Work to do:
Copy the material that follows word for word and omit its pictures.
:::
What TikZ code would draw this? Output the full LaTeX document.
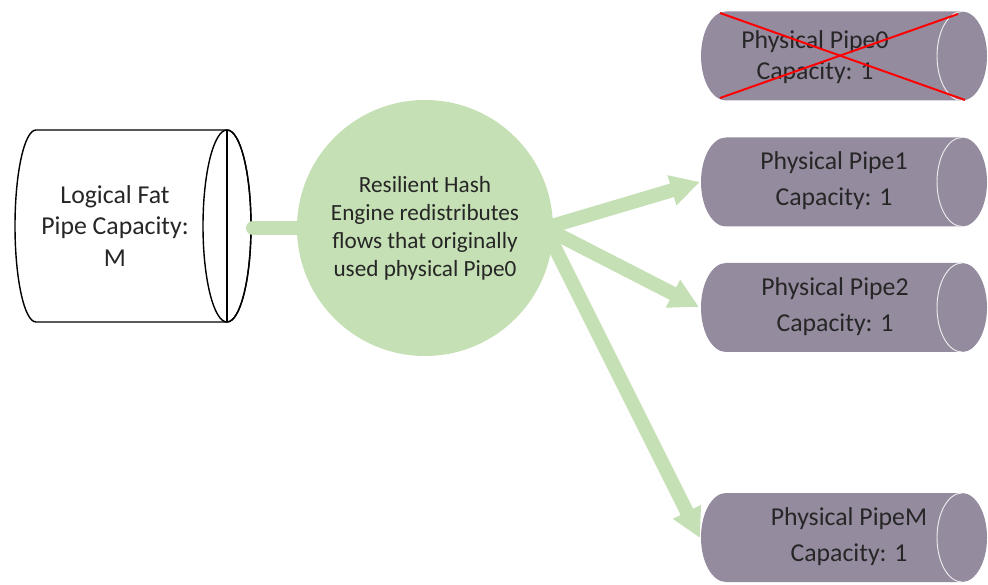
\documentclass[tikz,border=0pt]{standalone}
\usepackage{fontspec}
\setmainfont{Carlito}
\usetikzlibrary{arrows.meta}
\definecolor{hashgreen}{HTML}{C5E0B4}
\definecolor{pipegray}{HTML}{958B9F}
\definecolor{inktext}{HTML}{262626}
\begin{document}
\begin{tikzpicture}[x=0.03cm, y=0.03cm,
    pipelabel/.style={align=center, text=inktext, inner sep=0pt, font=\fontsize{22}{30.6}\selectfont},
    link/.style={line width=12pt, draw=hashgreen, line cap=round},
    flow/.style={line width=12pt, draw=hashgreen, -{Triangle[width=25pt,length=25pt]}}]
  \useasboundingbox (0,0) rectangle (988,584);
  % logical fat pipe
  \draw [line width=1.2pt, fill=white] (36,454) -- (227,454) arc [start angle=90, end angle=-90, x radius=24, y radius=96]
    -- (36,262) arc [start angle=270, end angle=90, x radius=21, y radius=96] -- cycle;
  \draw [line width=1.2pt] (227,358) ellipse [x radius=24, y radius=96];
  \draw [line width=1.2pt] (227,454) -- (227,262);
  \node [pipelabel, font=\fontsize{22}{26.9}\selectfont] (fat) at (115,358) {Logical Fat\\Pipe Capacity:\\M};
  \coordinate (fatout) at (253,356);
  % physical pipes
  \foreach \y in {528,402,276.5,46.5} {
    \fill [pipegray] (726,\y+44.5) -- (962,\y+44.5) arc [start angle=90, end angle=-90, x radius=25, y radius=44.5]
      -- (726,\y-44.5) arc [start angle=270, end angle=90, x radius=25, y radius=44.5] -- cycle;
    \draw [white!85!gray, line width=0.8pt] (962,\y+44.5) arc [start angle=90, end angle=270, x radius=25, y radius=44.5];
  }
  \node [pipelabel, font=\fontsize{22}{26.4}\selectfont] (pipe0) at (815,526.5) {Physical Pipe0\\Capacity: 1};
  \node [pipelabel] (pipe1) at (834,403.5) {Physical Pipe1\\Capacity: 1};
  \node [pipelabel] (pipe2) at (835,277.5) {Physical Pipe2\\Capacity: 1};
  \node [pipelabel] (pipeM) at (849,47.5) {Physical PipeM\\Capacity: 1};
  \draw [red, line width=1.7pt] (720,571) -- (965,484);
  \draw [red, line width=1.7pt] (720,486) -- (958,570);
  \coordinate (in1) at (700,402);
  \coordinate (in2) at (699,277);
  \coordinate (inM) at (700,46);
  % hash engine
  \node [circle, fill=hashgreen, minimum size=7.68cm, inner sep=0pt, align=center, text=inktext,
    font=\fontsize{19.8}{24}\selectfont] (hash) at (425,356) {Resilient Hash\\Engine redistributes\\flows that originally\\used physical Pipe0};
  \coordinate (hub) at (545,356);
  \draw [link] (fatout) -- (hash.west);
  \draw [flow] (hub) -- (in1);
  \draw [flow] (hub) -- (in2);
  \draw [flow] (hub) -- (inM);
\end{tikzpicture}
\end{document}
:::
Exercise result:
What TikZ code would draw this? Output the full LaTeX document.
\documentclass[tikz,border=0pt]{standalone}
\usepackage{fontspec}
\setmainfont{Carlito}
\usetikzlibrary{arrows.meta}
\definecolor{hashgreen}{HTML}{C5E0B4}
\definecolor{pipegray}{HTML}{958B9F}
\definecolor{inktext}{HTML}{262626}
\begin{document}
\begin{tikzpicture}[x=0.03cm, y=0.03cm,
    pipelabel/.style={align=center, text=inktext, inner sep=0pt, font=\fontsize{22}{30.6}\selectfont},
    link/.style={line width=12pt, draw=hashgreen, line cap=round},
    flow/.style={line width=12pt, draw=hashgreen, -{Triangle[width=25pt,length=25pt]}}]
  \useasboundingbox (0,0) rectangle (988,584);
  % logical fat pipe
  \draw [line width=1.2pt, fill=white] (36,454) -- (227,454) arc [start angle=90, end angle=-90, x radius=24, y radius=96]
    -- (36,262) arc [start angle=270, end angle=90, x radius=21, y radius=96] -- cycle;
  \draw [line width=1.2pt] (227,358) ellipse [x radius=24, y radius=96];
  \draw [line width=1.2pt] (227,454) -- (227,262);
  \node [pipelabel, font=\fontsize{22}{26.9}\selectfont] (fat) at (115,358) {Logical Fat\\Pipe Capacity:\\M};
  \coordinate (fatout) at (253,356);
  % physical pipes
  \foreach \y in {528,402,276.5,46.5} {
    \fill [pipegray] (726,\y+44.5) -- (962,\y+44.5) arc [start angle=90, end angle=-90, x radius=25, y radius=44.5]
      -- (726,\y-44.5) arc [start angle=270, end angle=90, x radius=25, y radius=44.5] -- cycle;
    \draw [white!85!gray, line width=0.8pt] (962,\y+44.5) arc [start angle=90, end angle=270, x radius=25, y radius=44.5];
  }
  \node [pipelabel, font=\fontsize{22}{26.4}\selectfont] (pipe0) at (815,526.5) {Physical Pipe0\\Capacity: 1};
  \node [pipelabel] (pipe1) at (834,403.5) {Physical Pipe1\\Capacity: 1};
  \node [pipelabel] (pipe2) at (835,277.5) {Physical Pipe2\\Capacity: 1};
  \node [pipelabel] (pipeM) at (849,47.5) {Physical PipeM\\Capacity: 1};
  \draw [red, line width=1.7pt] (720,571) -- (965,484);
  \draw [red, line width=1.7pt] (720,486) -- (958,570);
  \coordinate (in1) at (700,402);
  \coordinate (in2) at (699,277);
  \coordinate (inM) at (700,46);
  % hash engine
  \node [circle, fill=hashgreen, minimum size=7.68cm, inner sep=0pt, align=center, text=inktext,
    font=\fontsize{19.8}{24}\selectfont] (hash) at (425,356) {Resilient Hash\\Engine redistributes\\flows that originally\\used physical Pipe0};
  \coordinate (hub) at (545,356);
  \draw [link] (fatout) -- (hash.west);
  \draw [flow] (hub) -- (in1);
  \draw [flow] (hub) -- (in2);
  \draw [flow] (hub) -- (inM);
\end{tikzpicture}
\end{document}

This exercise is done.